Glossary of terms used in Islamic finance
Ijara An arrangement under which an Islamic bank leases equipment, a building or other facility to a client against an agreed rental. The rent is fixed so the bank gets back its original investment plus a profit. Ijara wa iqtina allows the same arrangement but with the agreement of purchase. Ijara is one of the more popular modes of financing in Islamic banking.
Murabaha Sale at stated cost price and mark-up. This refers to an agreement whereby the seller purchases a good/commodity that has been requested by the buyer and sells it at a marked up price. The payment can be made in agreed installments, lump sum or a combination of the two. Murabaha contracts are used to purchase cars and homes but most commonly to issue letters of credit and to provide financing to the import trade.
Mudarabah This term refers to a form of business partnership between a capital provider ("rab-al-maal") and the entrepreneur ("mudarib"). Whilst any proportionate share in profit is determined by mutual agreement, losses, if any, are borne only by the owner of the capital, in which case the entrepreneur gets no return for their effort.
Musharaka This is the classical partnership agreement. All parties involved contribute towards the capital financing of a venture. The parties share profits on a pre-agreed ratio while any losses are shared according to each party's equity holdings.
Diminishing Musharaka allows equity participation and sharing of profit on a pro rata basis but also provides a method through which the bank keeps on reducing its equity in the project and ultimately transfers the ownership of the asset to the participants.

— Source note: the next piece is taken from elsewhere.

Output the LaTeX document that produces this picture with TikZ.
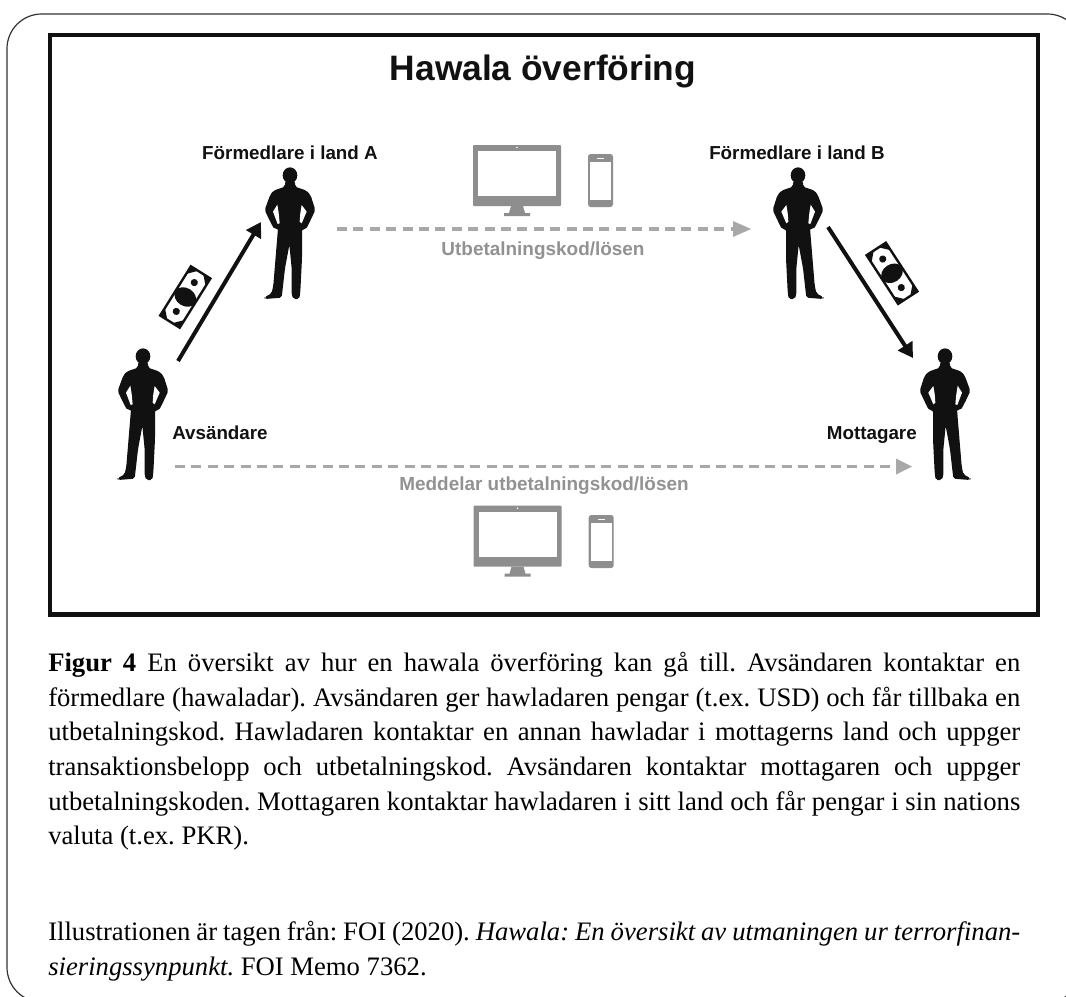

Gharar means uncertainty, hazard, chance or risk, ambiguity and uncertainty in transactions. Technically, the sale of something that is not present at hand; or the sale of something where the consequences or outcome is not known. An example would be gambling where the outcome of the transaction is not known. Prohibited in Islam.
Riba means a return on money for lending money whereby the borrower bears all the risk. Any risk-free or "guaranteed" rate of return on a loan or investment is Riba. Riba, in all forms, is strictly prohibited in Islam.

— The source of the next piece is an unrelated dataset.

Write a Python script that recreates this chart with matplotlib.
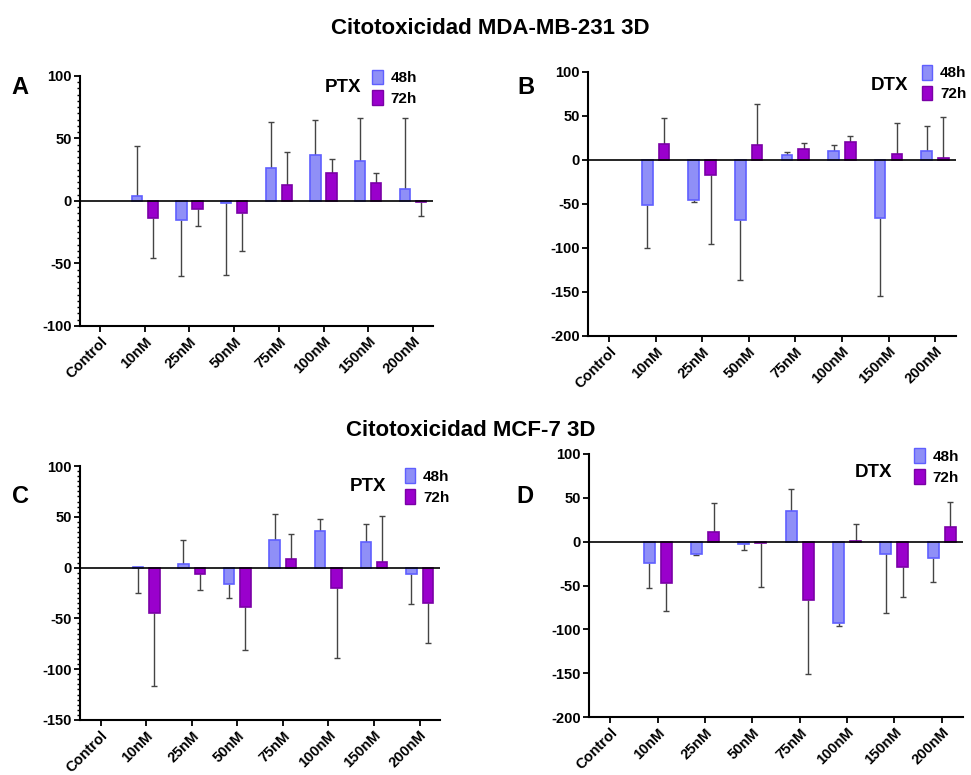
import matplotlib
matplotlib.use('Agg')
import matplotlib.pyplot as plt
from matplotlib.patches import Patch
from matplotlib.ticker import MultipleLocator
import numpy as np

plt.rcParams['font.family'] = ['Liberation Sans', 'DejaVu Sans']
plt.rcParams['font.weight'] = 'bold'
plt.rcParams['axes.unicode_minus'] = False

# datos
categorias = ['Control', '10nM', '25nM', '50nM', '75nM', '100nM', '150nM', '200nM']

# A: MDA-MB-231 PTX
a_48 = [np.nan, 4, -15, -1.3, 26, 36.5, 31.7, 9.6]
a_48_err = [np.nan, 44, -59.7, -59.2, 63, 64.8, 66.4, 66.4]
a_72 = [np.nan, -13.6, -6.1, -9.3, 13.1, 22.7, 14.1, -0.5]
a_72_err = [np.nan, -45.3, -19.7, -40.3, 39.5, 33.9, 22.7, -11.7]

# B: MDA-MB-231 DTX
b_48 = [np.nan, -50.6, -45.6, -68, 5.7, 9.9, -65.8, 10.3]
b_48_err = [np.nan, -100.4, -47.5, -136.5, 9.1, 17.5, -154.8, 38.8]
b_72 = [np.nan, 18.3, -17.1, 17.1, 12.2, 20.9, 6.5, 1.9]
b_72_err = [np.nan, 47.9, -95, 63.9, 19, 27, 41.8, 49]

# C: MCF-7 PTX
c_48 = [np.nan, 1, 3.6, -16.4, 27.2, 35.7, 24.9, -6.2]
c_48_err = [np.nan, -25, 27.2, -30.2, 52.5, 47.9, 42.6, -36]
c_72 = [np.nan, -45, -6.2, -38.4, 8.9, -19.7, 5.9, -34.4]
c_72_err = [np.nan, -116.5, -22, -81.3, 32.8, -88.9, 50.5, -74.1]

# D: MCF-7 DTX
d_48 = [np.nan, -24, -14.1, -2.7, 35.4, -93.2, -14.1, -19]
d_48_err = [np.nan, -53.2, -15.2, -9.5, 60.5, -96.2, -81.7, -46.4]
d_72 = [np.nan, -47.5, 11.4, -1, -66.2, 1.1, -29.3, 17.1]
d_72_err = [np.nan, -78.7, 43.7, -51.3, -151, 19.8, -63.1, 44.9]

col_48, edge_48 = '#8f8ff7', '#5f5fff'
col_72, edge_72 = '#9a00cc', '#7a00a6'

fig = plt.figure(figsize=(9.71, 7.75), dpi=100)

paneles = [
    # rect, datos, ylim, droga, minor, texto droga pos, legend pos
    ([0.0824, 0.5794, 0.3635, 0.3226], (a_48, a_48_err, a_72, a_72_err), (-100, 100), 'PTX', True, (0.745, 0.955), (0.81, 1.05)),
    ([0.6056, 0.5665, 0.3790, 0.3406], (b_48, b_48_err, b_72, b_72_err), (-200, 100), 'DTX', False, (0.82, 0.947), (0.89, 1.05)),
    ([0.0824, 0.0710, 0.3708, 0.3277], (c_48, c_48_err, c_72, c_72_err), (-150, 100), 'PTX', True, (0.80, 0.92), (0.885, 1.015)),
    ([0.6066, 0.0748, 0.3852, 0.3394], (d_48, d_48_err, d_72, d_72_err), (-200, 100), 'DTX', False, (0.76, 0.928), (0.853, 1.045)),
]

x = np.arange(len(categorias))
ancho = 0.23
desp = 0.18

for rect, datos, ylim, droga, minor, tpos, lpos in paneles:
    ax = fig.add_axes(rect)
    v48, e48, v72, e72 = [np.array(d, dtype=float) for d in datos]
    ax.bar(x - desp, v48, ancho, color=col_48, edgecolor=edge_48, linewidth=1.2, zorder=2)
    ax.bar(x + desp, v72, ancho, color=col_72, edgecolor=edge_72, linewidth=1.2, zorder=2)
    # barras de error de un solo lado
    for xs, v, e in [(x - desp, v48, e48), (x + desp, v72, e72)]:
        ax.vlines(xs, v, e, color='#444444', linewidth=1.0, zorder=1)
        ax.plot(xs, e, linestyle='none', marker='_', markersize=5, color='#444444', markeredgewidth=1.0, zorder=1)
    ax.axhline(0, color='black', linewidth=1.2, zorder=3)

    ax.set_xlim(-0.45, 7.45)
    ax.set_ylim(*ylim)
    ax.yaxis.set_major_locator(MultipleLocator(50))
    if minor:
        ax.yaxis.set_minor_locator(MultipleLocator(5))
        ax.tick_params(axis='y', which='minor', length=2.5, width=1)
    ax.set_xticks(x)
    ax.set_xticklabels(categorias, rotation=45, ha='right', rotation_mode='anchor',
                       fontsize=10.5, fontweight='bold')
    for lab in ax.get_yticklabels():
        lab.set_fontsize(10.5)
        lab.set_fontweight('bold')
    ax.tick_params(axis='both', which='major', length=4, width=1.3, pad=2)
    ax.spines['top'].set_visible(False)
    ax.spines['right'].set_visible(False)
    ax.spines['left'].set_linewidth(1.5)
    ax.spines['bottom'].set_linewidth(1.5)

    ax.text(tpos[0], tpos[1], droga, transform=ax.transAxes, ha='center', va='center',
            fontsize=13.5, fontweight='bold')
    handles = [Patch(facecolor=col_48, edgecolor=edge_48, label='48h'),
               Patch(facecolor=col_72, edgecolor=edge_72, label='72h')]
    ax.legend(handles=handles, loc='upper left', bbox_to_anchor=lpos, frameon=False,
              handlelength=0.7, handleheight=1.1, handletextpad=0.5, labelspacing=0.35,
              borderaxespad=0, prop={'size': 11, 'weight': 'bold'})

fig.text(0.505, 1 - 28 / 775, 'Citotoxicidad MDA-MB-231 3D', ha='center', va='center',
         fontsize=16, fontweight='bold')
fig.text(0.485, 1 - 430 / 775, 'Citotoxicidad MCF-7 3D', ha='center', va='center',
         fontsize=16, fontweight='bold')
for letra, px, py in [('A', 20, 87), ('B', 526, 87), ('C', 20, 497), ('D', 525, 497)]:
    fig.text(px / 971, 1 - py / 775, letra, ha='center', va='center', fontsize=17, fontweight='bold')

fig.savefig('out.png', dpi=100)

Maysir Gambling. The prohibition on maysir is often used as the grounds for criticism of conventional financial practices such as speculation, conventional insurance and derivatives. Prohibited in Islam Sharia
Sharia Islamic law derived from three sources: the Quran; the Hadith (sayings of the Prophet Muhammad); and the Sunnah (practice and traditions of the Prophet Muhammad).
Takaful This is a form of Islamic insurance based on the Quranic principle of Ta'awon or mutual assistance. It provides mutual protection of assets and property and offers joint risk sharing in the event of a loss by one of its members. Takaful is similar to mutual insurance in that members are the insurers as well as the insured.
Halal That which is permissible. The concept of halal has spiritual overtones. In Islam there are activities, professions, contracts and transactions, which are explicitly prohibited by the Quran or the Sunnah. Barring them, all other activities, professions, contracts, and transactions etc are halal.
Haram Unlawful - transactions which are not permissible under Islamic law.
Zakah/Zakat A tax which is prescribed by Islam on all persons having wealth above an exemption limit at a rate fixed by the Sharia.
Fatwah A religious decree
Wadiah A safe custody contract between the depositor (customer) and the custodian (bank).